In February 2012, Hana Financial Group completed its purchase of Korea Exchange Bank from Lone Star Funds and Export–Import Bank of Korea.

==Controversy==

Issues arose in the process of the acquisition and sale of KEB by Lone Star, which caused conflicts between Lone Star Funds and South Korean regulatory authorities.

According to the Banking Act of South Korea, Article 2 defines, "The term "non-financial business operator" means a person falling under any of the following items:

(a) The same person with respect to which the total amount of gross capital (referring to the gross amount of assets less the gross amount of debts, on the balance sheet; hereinafter the same shall apply) of persons who are non-financial companies (referring to companies that run such non-financial businesses as determined by the Presidential Decree; hereinafter the same shall apply) is not less than 25/100 of the total amount of gross capital of persons who are companies;

(b) The same person with respect to which the total amount of gross capital of persons who are non-financial companies is not less than such an amount as prescribed by the Presidential Decree, which is not less than two trillion won; and

(c) A securities investment company under the Securities Investment Company Act (hereinafter referred to as the "securities investment company") with respect to which a person as referred to in item (a) or (b) holds more than 4/100 of the total number of the issued stocks (referring to the case that the same person owns stocks under his or another person's name or has voting rights to them through a contract, etc.; hereinafter the same shall apply)."
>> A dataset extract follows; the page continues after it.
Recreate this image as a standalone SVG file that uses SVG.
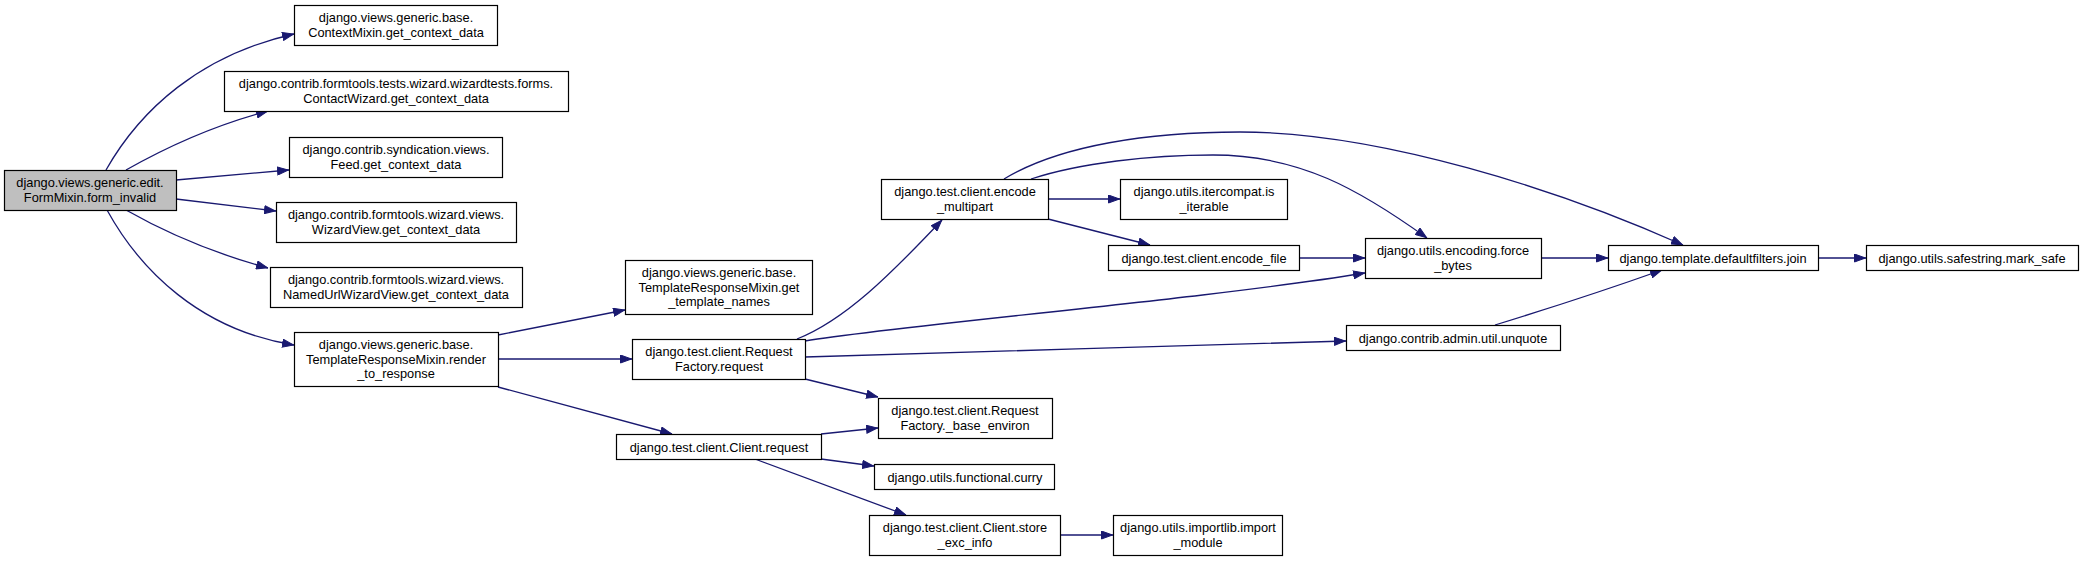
<svg xmlns="http://www.w3.org/2000/svg" width="2084" height="561" viewBox="0 0 2084 561">
<defs>
<style>
.n rect{fill:#ffffff;stroke:#000000;stroke-width:1.2}
.n.root rect{fill:#bfbfbf}
.n text{font-family:"Liberation Sans",Arial,sans-serif;font-size:12.8px;fill:#000000;text-anchor:middle}
#edges path{fill:none;stroke:#191970;stroke-width:1.3;marker-end:url(#ah)}
</style>
<marker id="ah" viewBox="0 0 12 9" refX="12" refY="4.5" markerWidth="12" markerHeight="9" markerUnits="userSpaceOnUse" orient="auto">
<polygon points="0.5,0.5 11.5,4.5 0.5,8.5" fill="#191970" stroke="#191970" stroke-width="1"/>
</marker>
</defs>
<rect width="2084" height="561" fill="#ffffff"/>
<g id="edges">
<path d="M106,170 C140,110 200,55 294,34"/>
<path d="M126,170 C170,145 215,125 268,111"/>
<path d="M176,180 L289,170"/>
<path d="M176,199 L276,211"/>
<path d="M126,210 C170,235 220,255 268,268"/>
<path d="M107,210 C140,270 200,330 294,345"/>
<path d="M498,335 L625,310"/>
<path d="M498,359 L632,359"/>
<path d="M498,387 L672,434"/>
<path d="M797,339 C845,320 890,275 942,220"/>
<path d="M805,341 C900,325 1200,300 1365,273"/>
<path d="M805,357 C950,353 1200,345 1346,341"/>
<path d="M805,379 L878,397"/>
<path d="M821,434 L878,428"/>
<path d="M821,459 L874,466"/>
<path d="M755,459 L906,515"/>
<path d="M1060,535 L1113,535"/>
<path d="M1004,179 C1060,145 1150,132 1240,132 C1380,132 1560,190 1683,245"/>
<path d="M1031,179 C1080,163 1150,155 1213,155 C1300,155 1360,190 1427,238"/>
<path d="M1048,199 L1120,199"/>
<path d="M1048,219 L1150,245"/>
<path d="M1299,258 L1365,258"/>
<path d="M1541,258 L1608,258"/>
<path d="M1495,325 C1560,305 1620,285 1662,270"/>
<path d="M1818,258 L1866,258"/>
</g>
<g id="n0" class="n root"><rect x="4.5" y="170.5" width="172" height="40"/><text x="90" y="187">django.views.generic.edit.</text><text x="90" y="201.5">FormMixin.form_invalid</text></g>
<g id="n1" class="n"><rect x="294.5" y="5.5" width="203" height="40"/><text x="396" y="22">django.views.generic.base.</text><text x="396" y="36.5">ContextMixin.get_context_data</text></g>
<g id="n2" class="n"><rect x="224.5" y="71.5" width="344" height="40"/><text x="396" y="88">django.contrib.formtools.tests.wizard.wizardtests.forms.</text><text x="396" y="102.5">ContactWizard.get_context_data</text></g>
<g id="n3" class="n"><rect x="289.5" y="137.5" width="213" height="40"/><text x="396" y="154">django.contrib.syndication.views.</text><text x="396" y="168.5">Feed.get_context_data</text></g>
<g id="n4" class="n"><rect x="276.5" y="202.5" width="240" height="40"/><text x="396" y="219">django.contrib.formtools.wizard.views.</text><text x="396" y="233.5">WizardView.get_context_data</text></g>
<g id="n5" class="n"><rect x="270.5" y="267.5" width="252" height="40"/><text x="396" y="284">django.contrib.formtools.wizard.views.</text><text x="396" y="298.5">NamedUrlWizardView.get_context_data</text></g>
<g id="n6" class="n"><rect x="294.5" y="332.5" width="204" height="54"/><text x="396" y="349">django.views.generic.base.</text><text x="396" y="363.5">TemplateResponseMixin.render</text><text x="396" y="378">_to_response</text></g>
<g id="n7" class="n"><rect x="625.5" y="260.5" width="187" height="54"/><text x="719" y="277">django.views.generic.base.</text><text x="719" y="291.5">TemplateResponseMixin.get</text><text x="719" y="306">_template_names</text></g>
<g id="n8" class="n"><rect x="632.5" y="339.5" width="173" height="40"/><text x="719" y="356">django.test.client.Request</text><text x="719" y="370.5">Factory.request</text></g>
<g id="n9" class="n"><rect x="616.5" y="434.5" width="205" height="25"/><text x="719" y="451.5">django.test.client.Client.request</text></g>
<g id="n10" class="n"><rect x="881.5" y="179.5" width="167" height="40"/><text x="965" y="196">django.test.client.encode</text><text x="965" y="210.5">_multipart</text></g>
<g id="n11" class="n"><rect x="878.5" y="398.5" width="174" height="40"/><text x="965" y="415">django.test.client.Request</text><text x="965" y="429.5">Factory._base_environ</text></g>
<g id="n12" class="n"><rect x="874.5" y="464.5" width="180" height="25"/><text x="965" y="481.5">django.utils.functional.curry</text></g>
<g id="n13" class="n"><rect x="869.5" y="515.5" width="191" height="40"/><text x="965" y="532">django.test.client.Client.store</text><text x="965" y="546.5">_exc_info</text></g>
<g id="n14" class="n"><rect x="1113.5" y="515.5" width="169" height="40"/><text x="1198" y="532">django.utils.importlib.import</text><text x="1198" y="546.5">_module</text></g>
<g id="n15" class="n"><rect x="1120.5" y="179.5" width="167" height="40"/><text x="1204" y="196">django.utils.itercompat.is</text><text x="1204" y="210.5">_iterable</text></g>
<g id="n16" class="n"><rect x="1108.5" y="245.5" width="191" height="25"/><text x="1204" y="262.5">django.test.client.encode_file</text></g>
<g id="n17" class="n"><rect x="1365.5" y="238.5" width="176" height="40"/><text x="1453" y="255">django.utils.encoding.force</text><text x="1453" y="269.5">_bytes</text></g>
<g id="n18" class="n"><rect x="1346.5" y="325.5" width="214" height="25"/><text x="1453" y="342.5">django.contrib.admin.util.unquote</text></g>
<g id="n19" class="n"><rect x="1608.5" y="245.5" width="210" height="25"/><text x="1713" y="262.5">django.template.defaultfilters.join</text></g>
<g id="n20" class="n"><rect x="1866.5" y="245.5" width="212" height="25"/><text x="1972" y="262.5">django.utils.safestring.mark_safe</text></g>
</svg>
Therefore, Lone Star Funds might have been considered as non-financial business operator.

===Acquisition of KEB by Lone Star===
In 2003, Lone Star Funds tried to acquire Korea Exchange Bank. It was controversial because, according to the Banking Act, a non-financial business operator is not entitled to acquire a bank unless a bank's BIS ratio is below 8%. Consequently, the president of KEB, Kang-won Lee sent a report that Korea Exchange Bank's BIS ratio was assessed as 6.16% as of July 25, 2003. Based on the report, the Financial Supervisory Service approved the acquisition. Hence, Lone Star Funds was able to acquire the bank at the price of about 1.3 billion dollars as of October 2003.

However, after the acquisition, as the stock price of Korea Exchange Bank rose, Lone Star got about $1 billion of appraisal profit within 3 months. Therefore, in the National Assembly inspection of 2005, is arisen the suspicion that Korea Exchange Bank was sold at a significantly lower price than its fair market value because BIS ratio was assessed with the pessimistic scenario, given that KEB's BIS ratio had been assessed between 8.24% and 9.14% according to the three reports written between May 17, 2003, and July 16, 2003. Thus, the National Assembly ordered the Board of Audit and Inspection to investigate the suspicion.

In June 2006, the Board concluded that the BIS ratio of 6.16% was assessed as unreasonably low under the unrealistically pessimistic scenario. Following the conclusion of the Board of Audit and Inspection, in November 2006, the prosecution started an investigation on the issue and prosecuted Kang-won Lee, the former president of Korea Exchange Bank, for breach of duty. In November 2008, the trial court ruled for Lee, and the verdict did not change in both appellate court and the Supreme Court.

===Acquisition of KEB by Hana Financial Group===
From January 2006, Lone Star Funds pursued the sale of KEB. However, during the period, there were ongoing investigations and trials regarding KEB, and thus South Korea's financial regulators did not approve each attempt. The disapproval was because the potential possibility of Lone Star's invalid ownership depending on the results of the trial. In September 2007, Lone Star Funds and HSBC had a preliminary agreement for the sale of KEB. However, the Financial Services Commission was still holding off on the approval. During the 2008 financial crisis, on September 19, 2008, HSBC gave up the acquisition of KEB. Eventually, on February 9, 2012, Lone Star Funds were forced to sell the KEB to Hana Financial Group due to the guilty verdict from the Korea Exchange Bank Credit Service stock manipulation case.

On November 22, 2012, Lone Star brought arbitration against South Korea before the International Center for Settlement of Investment Disputes (ICSID). Lone Star Funds alleged the Korean regulatory authorities' failures to approve the purchase by third parties of the claimant's stake in Korea Exchange Bank, and the unfair imposition of arbitrary capital gains taxes on the sale by Korean tax authorities. Lone Star claimed that the delay of approving Lone Star's sale of KEB shares until the forced sale was illegitimate because it was upon the hostility of public opinion against Lone Star Funds, and the delay caused the financial loss because they had lost other chances to sell at a higher price due to the delay. In addition, Lone Star claimed that South Korea's tax authorities applied inconsistent and arbitrary standards for the transfer income tax regarding the sale of KEB shares for the purpose of extracting the maximum amount of taxes from Lone Star. For the compensation, Lone Star Funds demands about $4.7 billion, and the arbitration is ongoing in 2020.